Hillary Clinton’s former Campaign Manager Robby Mook suggested Donna Brazile’s publisher pressured her to put out her 2016 tell-all on election day, a distraction that could hurt Democratic efforts in Virginia and New Jersey
Donna Brazile, who held the position of interim Democratic National Committee chair through last year’s presidential election, has a new book out Tuesday that details her version of the 2016 campaign, which Robby Mook called into question Monday on CNN
CNN’s Alisyn Camerota asked Mook why he thought Brazile would write this tell-all.
‘I don’t know Alisyn. I honestly don’t know,’ he replied.
Clinton’s former top campaign aide suggested that Brazile had bent to her publisher’s pressure – not necessarily with the book’s content – but certainly with its timing, as it comes out on election day.
‘Look, I’ll be honest with you, I’m sure Donna was under a lot of pressure from her publisher to put this book out right on this election week, when we have critical elections happening around the country,’ Mook said. ‘I wish she’d just put her foot down and said no, I’m not going to release it around these elections.’
Tuesday marks the release of Brazile’s tome ‘Hacks: The Insider Story of the Break-Ins and Breakdowns That Put Donald Trump in the White House,’ and a return of voters to the ballot box, with key gubernatorial races taking place in New Jersey and Virginia.
‘We should be focused on turning voters right now,’ Mook argued.
Instead, with Wednesday marking the one year anniversary since Clinton lost the presidential election to Trump, Democrats are again revisiting 2016 thanks to Brazile’s book.

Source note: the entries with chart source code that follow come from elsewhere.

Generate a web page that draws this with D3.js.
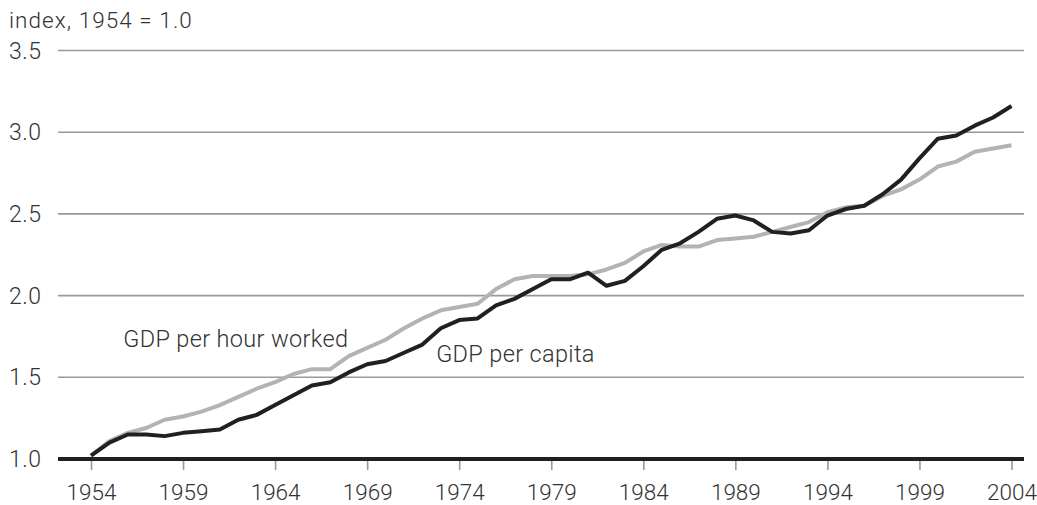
<!DOCTYPE html>
<html>
<head>
<meta charset="utf-8">
<script src="https://cdn.jsdelivr.net/npm/d3@7"></script>
<style>
  body { margin: 0; background: #fff; }
  svg text { font-family: Roboto, "Liberation Sans", sans-serif; font-weight: 300; fill: #333; }
</style>
</head>
<body>
<svg width="1037" height="505"></svg>
<script>
// years 1954..2004
const years = d3.range(1954, 2005);

// GDP per capita (black line)
const perCapita = [
  1.02, 1.10, 1.15, 1.15, 1.14, 1.16, 1.17, 1.18, 1.24, 1.27,
  1.33, 1.39, 1.45, 1.47, 1.53, 1.58, 1.60, 1.65, 1.70, 1.80,
  1.85, 1.86, 1.94, 1.98, 2.04, 2.10, 2.10, 2.14, 2.06, 2.09,
  2.18, 2.28, 2.32, 2.39, 2.47, 2.49, 2.46, 2.39, 2.38, 2.40,
  2.49, 2.53, 2.55, 2.62, 2.71, 2.84, 2.96, 2.98, 3.04, 3.09,
  3.16
];

// GDP per hour worked (grey line)
const perHour = [
  1.02, 1.11, 1.16, 1.19, 1.24, 1.26, 1.29, 1.33, 1.38, 1.43,
  1.47, 1.52, 1.55, 1.55, 1.63, 1.68, 1.73, 1.80, 1.86, 1.91,
  1.93, 1.95, 2.04, 2.10, 2.12, 2.12, 2.12, 2.13, 2.16, 2.20,
  2.27, 2.31, 2.30, 2.30, 2.34, 2.35, 2.36, 2.39, 2.42, 2.45,
  2.51, 2.54, 2.55, 2.61, 2.65, 2.71, 2.79, 2.82, 2.88, 2.90,
  2.92
];

const yTicks = [1.0, 1.5, 2.0, 2.5, 3.0, 3.5];
const xTicks = [1954, 1959, 1964, 1969, 1974, 1979, 1984, 1989, 1994, 1999, 2004];

const svg = d3.select('svg');

const x = d3.scaleLinear().domain([1954, 2004]).range([91, 1011.5]);
const y = d3.scaleLinear().domain([1, 3.5]).range([459, 50.5]);

const gridLeft = 58, gridRight = 1024;

// title
svg.append('text')
  .attr('x', 9)
  .attr('y', 28)
  .style('font-size', '22.5px')
  .style('letter-spacing', '1.05px')
  .text('index, 1954 = 1.0');

// gridlines
svg.append('g')
  .selectAll('line')
  .data(yTicks.filter(d => d > 1))
  .enter()
  .append('line')
  .attr('x1', gridLeft)
  .attr('x2', gridRight)
  .attr('y1', d => y(d))
  .attr('y2', d => y(d))
  .attr('stroke', '#999')
  .attr('stroke-width', 1.6);

// y labels
svg.append('g')
  .selectAll('text')
  .data(yTicks)
  .enter()
  .append('text')
  .attr('x', 9)
  .attr('y', d => y(d))
  .attr('dy', '0.35em')
  .style('font-size', '23px')
  .style('letter-spacing', '0.5px')
  .text(d => d3.format('.1f')(d));

// x axis ticks + labels
const xAxis = svg.append('g')
  .attr('transform', `translate(0, ${y(1)})`)
  .call(d3.axisBottom(x).tickValues(xTicks).tickFormat(d3.format('d')).tickSize(11).tickPadding(14));
xAxis.select('.domain').remove();
xAxis.selectAll('.tick line').attr('stroke', '#999').attr('stroke-width', 1.6);
xAxis.selectAll('.tick text')
  .style('font-size', '22.5px')
  .style('font-family', 'Roboto, "Liberation Sans", sans-serif')
  .style('font-weight', 300)
  .attr('fill', '#333');

// baseline
svg.append('line')
  .attr('x1', gridLeft)
  .attr('x2', gridRight)
  .attr('y1', y(1))
  .attr('y2', y(1))
  .attr('stroke', '#231f20')
  .attr('stroke-width', 4);

const line = d3.line()
  .x((d, i) => x(years[i]))
  .y(d => y(d));

svg.append('path')
  .datum(perHour)
  .attr('fill', 'none')
  .attr('stroke', '#b3b3b3')
  .attr('stroke-width', 4)
  .attr('stroke-linejoin', 'round')
  .attr('d', line);

svg.append('path')
  .datum(perCapita)
  .attr('fill', 'none')
  .attr('stroke', '#231f20')
  .attr('stroke-width', 4)
  .attr('stroke-linejoin', 'round')
  .attr('d', line);

// series labels
svg.append('text')
  .attr('x', x(1955.75))
  .attr('y', y(1.687))
  .style('font-size', '23.5px')
  .style('letter-spacing', '0.35px')
  .text('GDP per hour worked');

svg.append('text')
  .attr('x', x(1972.75))
  .attr('y', y(1.595))
  .style('font-size', '23.5px')
  .style('letter-spacing', '0.35px')
  .text('GDP per capita');
</script>
</body>
</html>
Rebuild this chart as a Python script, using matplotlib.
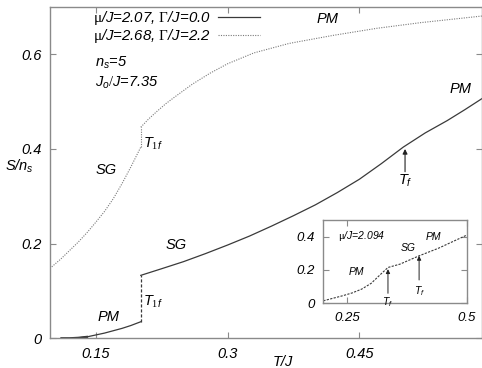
import matplotlib
matplotlib.use("Agg")
import matplotlib.pyplot as plt

plt.rcParams["font.family"] = ["Liberation Sans", "DejaVu Sans"]
plt.rcParams["mathtext.fontset"] = "custom"
plt.rcParams["mathtext.rm"] = "Liberation Serif:style=normal"
plt.rcParams["mathtext.it"] = "Liberation Sans:style=italic"
plt.rcParams["mathtext.sf"] = "Liberation Sans:style=italic"

# Entropy per spin vs temperature, mu/J = 2.07, Gamma/J = 0.0
t_solid_low = [0.111, 0.12, 0.13, 0.14, 0.15, 0.16, 0.17, 0.18, 0.19, 0.2013]
s_solid_low = [0.0, 0.0, 0.001, 0.003, 0.007, 0.011, 0.016, 0.021, 0.027, 0.035]
t_solid_high = [0.2013, 0.225, 0.25, 0.275, 0.30, 0.325, 0.35, 0.375, 0.40,
                0.425, 0.45, 0.475, 0.50, 0.525, 0.55, 0.57, 0.59]
s_solid_high = [0.133, 0.147, 0.162, 0.179, 0.197, 0.216, 0.237, 0.259, 0.282,
                0.308, 0.336, 0.369, 0.404, 0.434, 0.460, 0.483, 0.507]

# mu/J = 2.68, Gamma/J = 2.2
t_dot_low = [0.10, 0.11, 0.12, 0.13, 0.14, 0.15, 0.16, 0.17, 0.18, 0.19, 0.2013]
s_dot_low = [0.151, 0.167, 0.185, 0.203, 0.223, 0.245, 0.268, 0.295, 0.327, 0.362, 0.404]
t_dot_high = [0.2013, 0.21, 0.22, 0.23, 0.24, 0.26, 0.28, 0.30, 0.33, 0.37,
              0.42, 0.47, 0.52, 0.56, 0.59]
s_dot_high = [0.446, 0.463, 0.480, 0.496, 0.510, 0.537, 0.560, 0.580, 0.603, 0.623,
              0.640, 0.655, 0.667, 0.675, 0.681]

# inset: mu/J = 2.094
t_inset = [0.20, 0.22, 0.24, 0.26, 0.28, 0.30, 0.32, 0.335, 0.36, 0.40, 0.44, 0.47, 0.50]
s_inset = [0.015, 0.030, 0.045, 0.062, 0.085, 0.120, 0.175, 0.215, 0.235, 0.285, 0.330, 0.370, 0.410]

main_xticks = [0.15, 0.3, 0.45]
main_xticklabels = ["0.15", "0.3", "0.45"]
main_yticks = [0, 0.2, 0.4, 0.6]
main_yticklabels = ["0", "0.2", "0.4", "0.6"]
inset_xticks = [0.25, 0.5]
inset_xticklabels = ["0.25", "0.5"]
inset_yticks = [0, 0.2, 0.4]
inset_yticklabels = ["0", "0.2", "0.4"]

t_f_main = 0.502
t_f_inset = [0.335, 0.40]

SPINE = "#8a8a8a"
SOLID = "#3a3a3a"
DOT = "#7a7a7a"

fig = plt.figure(figsize=(4.82, 3.68), dpi=100)
ax = fig.add_axes([50 / 482, 1 - 338.3 / 368, 431.5 / 482, 331.3 / 368])

ax.plot(t_solid_low, s_solid_low, color=SOLID, lw=0.9,
        label=r"$\mathrm{\mu}$/J=2.07, $\mathrm{\Gamma}$/J=0.0")
ax.plot(t_solid_high, s_solid_high, color=SOLID, lw=0.9)
ax.plot([t_solid_low[-1], t_solid_high[0]], [s_solid_low[-1], s_solid_high[0]],
        color=SOLID, lw=0.9, ls=(0, (2.5, 1.5)))
ax.plot(t_solid_low[:4], s_solid_low[:4], color=SOLID, lw=1.6)

dot_style = (0, (1, 1.2))
ax.plot(t_dot_low, s_dot_low, color=DOT, lw=0.8, ls=dot_style,
        label=r"$\mathrm{\mu}$/J=2.68, $\mathrm{\Gamma}$/J=2.2")
ax.plot(t_dot_high, s_dot_high, color=DOT, lw=0.8, ls=dot_style)
ax.plot([t_dot_low[-1], t_dot_high[0]], [s_dot_low[-1], s_dot_high[0]],
        color=DOT, lw=0.8, ls=dot_style)

ax.set_xlim(0.098, 0.589)
ax.set_ylim(0, 0.7)
ax.set_xticks(main_xticks)
ax.set_xticklabels(main_xticklabels, style="italic")
ax.set_yticks(main_yticks)
ax.set_yticklabels(main_yticklabels, style="italic")
ax.tick_params(direction="in", length=4, width=0.8, color=SPINE, labelsize=10.5,
               top=True, right=True, pad=6)
for sp in ax.spines.values():
    sp.set_color(SPINE)
    sp.set_linewidth(1.0)

leg = ax.legend(loc="upper left", bbox_to_anchor=(0.1, 0.993), frameon=False,
                markerfirst=False, handlelength=2.8,
                handletextpad=0.5, labelspacing=0.0, borderpad=0.0,
                borderaxespad=0.0, prop=dict(style="italic", size=10.8))

txt = dict(fontsize=10.5, style="italic")
ax.text(0.104, 0.832, "$n_s$=5", transform=ax.transAxes, va="center", **txt)
ax.text(0.104, 0.770, "$J_o/J$=7.35", transform=ax.transAxes, va="center", **txt)

# phase labels
ax.text(0.414, 0.675, "PM", ha="center", va="center", **txt)
ax.text(0.565, 0.527, "PM", ha="center", va="center", **txt)
ax.text(0.162, 0.355, "SG", ha="center", va="center", **txt)
ax.text(0.204, 0.412, "$T_{1f}$", ha="left", va="center", **txt)
ax.text(0.241, 0.197, "SG", ha="center", va="center", **txt)
ax.text(0.204, 0.077, "$T_{1f}$", ha="left", va="center", **txt)
ax.text(0.165, 0.045, "PM", ha="center", va="center", **txt)

ax.annotate("", xy=(t_f_main, 0.400), xytext=(t_f_main, 0.352),
            arrowprops=dict(arrowstyle="-|>", color="#222", lw=0.8,
                            mutation_scale=7, shrinkA=0, shrinkB=0))
ax.text(t_f_main, 0.333, "$T_f$", ha="center", va="center", **txt)

fig.text(283 / 482, 1 - 362 / 368, "T/J", ha="center", va="center",
         fontsize=10.5, style="italic")
fig.text(19 / 482, 1 - 166 / 368, "S/$n_s$", ha="center", va="center",
         fontsize=10.5, style="italic")

# inset
ins = fig.add_axes([323.3 / 482, 1 - 303.3 / 368, 143.7 / 482, 83.3 / 368])
ins.plot(t_inset, s_inset, color=SOLID, lw=0.8, ls=(0, (2, 1.2)))
ins.set_xlim(0.2, 0.5)
ins.set_ylim(0, 0.5)
ins.set_xticks(inset_xticks)
ins.set_xticklabels(inset_xticklabels, style="italic")
ins.set_yticks(inset_yticks)
ins.set_yticklabels(inset_yticklabels, style="italic")
ins.tick_params(direction="in", length=4, width=0.8, color=SPINE, labelsize=9.5,
                top=True, right=True, pad=6)
for sp in ins.spines.values():
    sp.set_color(SPINE)
    sp.set_linewidth(1.0)

itxt = dict(fontsize=7.5, style="italic")
ins.text(0.23, 0.405, r"$\mathrm{\mu}$/J=2.094", ha="left", va="center", **itxt)
ins.text(0.43, 0.395, "PM", ha="center", va="center", **itxt)
ins.text(0.377, 0.33, "SG", ha="center", va="center", **itxt)
ins.text(0.27, 0.19, "PM", ha="center", va="center", **itxt)
for tf, top, base, lab in [(t_f_inset[0], 0.205, 0.06, 0.008), (t_f_inset[1], 0.285, 0.14, 0.074)]:
    ins.annotate("", xy=(tf, top), xytext=(tf, base),
                 arrowprops=dict(arrowstyle="-|>", color="#222", lw=0.7,
                                 mutation_scale=6, shrinkA=0, shrinkB=0))
    ins.text(tf, lab, "$T_f$", ha="center", va="center", **itxt)

fig.savefig("out.png", dpi=100)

Early excerpts include the revelation that Clinton’s campaign had signed a joint fundraising agreement with the DNC.
In return for cash, the DNC gave the Clinton campaign decision-making power for the party.
The deal was in place before the conclusion of the Democratic primaries.
‘The funding arrangement with [Hillary For America] and the victory fund agreement was not illegal, but it sure looked unethical,’ Brazile wrote in an excerpt published by Politico Magazine.
On CNN Monday, Mook argued that wasn’t the case.
‘I just want to say, as a campaign, we were incredibly grateful to Donna Brazile for stepping up and taking the reins of the DNC during a very difficult time and all of us who know Donna consider her a colleague and a friend,’ Mook began.
‘The allegation she’s making simply isn’t true,’ Mook pivoted.
‘And, actually, the arrangement in question has been released, it’s out in the public, everybody can see it and the same thing was offered to both campaigns,’ Mook argued.
Mook said because the DNC was broke the political party offered a similar agreement to both Sen. Bernie Sanders and Clinton, though Clinton’s campaign actually took the party up on the offer.
‘The difference was Hillary Clinton actually raised money into that and both campaigns were told if you raise money in you’ll have some say over how it’s spent to prepare for the general election,’ Mook said.
Mook argued that Clinton should actually be getting credit, not scorn, for what she had done.
‘What’s disturbing to me about this is, Hillary Clinton stepped up and literally saved the DNC,’ Mook said.
Mook then hinted that Brazile, who became interim DNC chair after Rep. Debbie Wasserman Schultz resigned in July over the email hack, was just trying to sell books.
‘I’m just saying I’m sure her publisher put her under a lot of pressure,’ Mook answered when asked about Brazile’s intentions.
He said Democrats needed to be paying attention to the elections tomorrow in Virginia and New Jersey, often interpreted as bellwethers a year before the Congressional midterms.
‘That should be the focus right now,’ Mook said.
‘And again, we are so grateful to Donna, to all of us who know her, we’re puzzled,’ Mook added.
Mook also took issue with Brazile suggesting that men dominated the leadership of the campaign, pointing to a number of women in prominent positions, including the campaign’s communications director, Jennifer Palmieri, and the digital director, Katie Dowd.
Camerota interpreted that as Mook saying readers shouldn’t trust what’s in the book.
Mook didn’t say yes or no.
‘We don’t recognize a lot of the situations and certainly the tone and tenor of the campaign,’ Clinton’s ex-campaign manager said.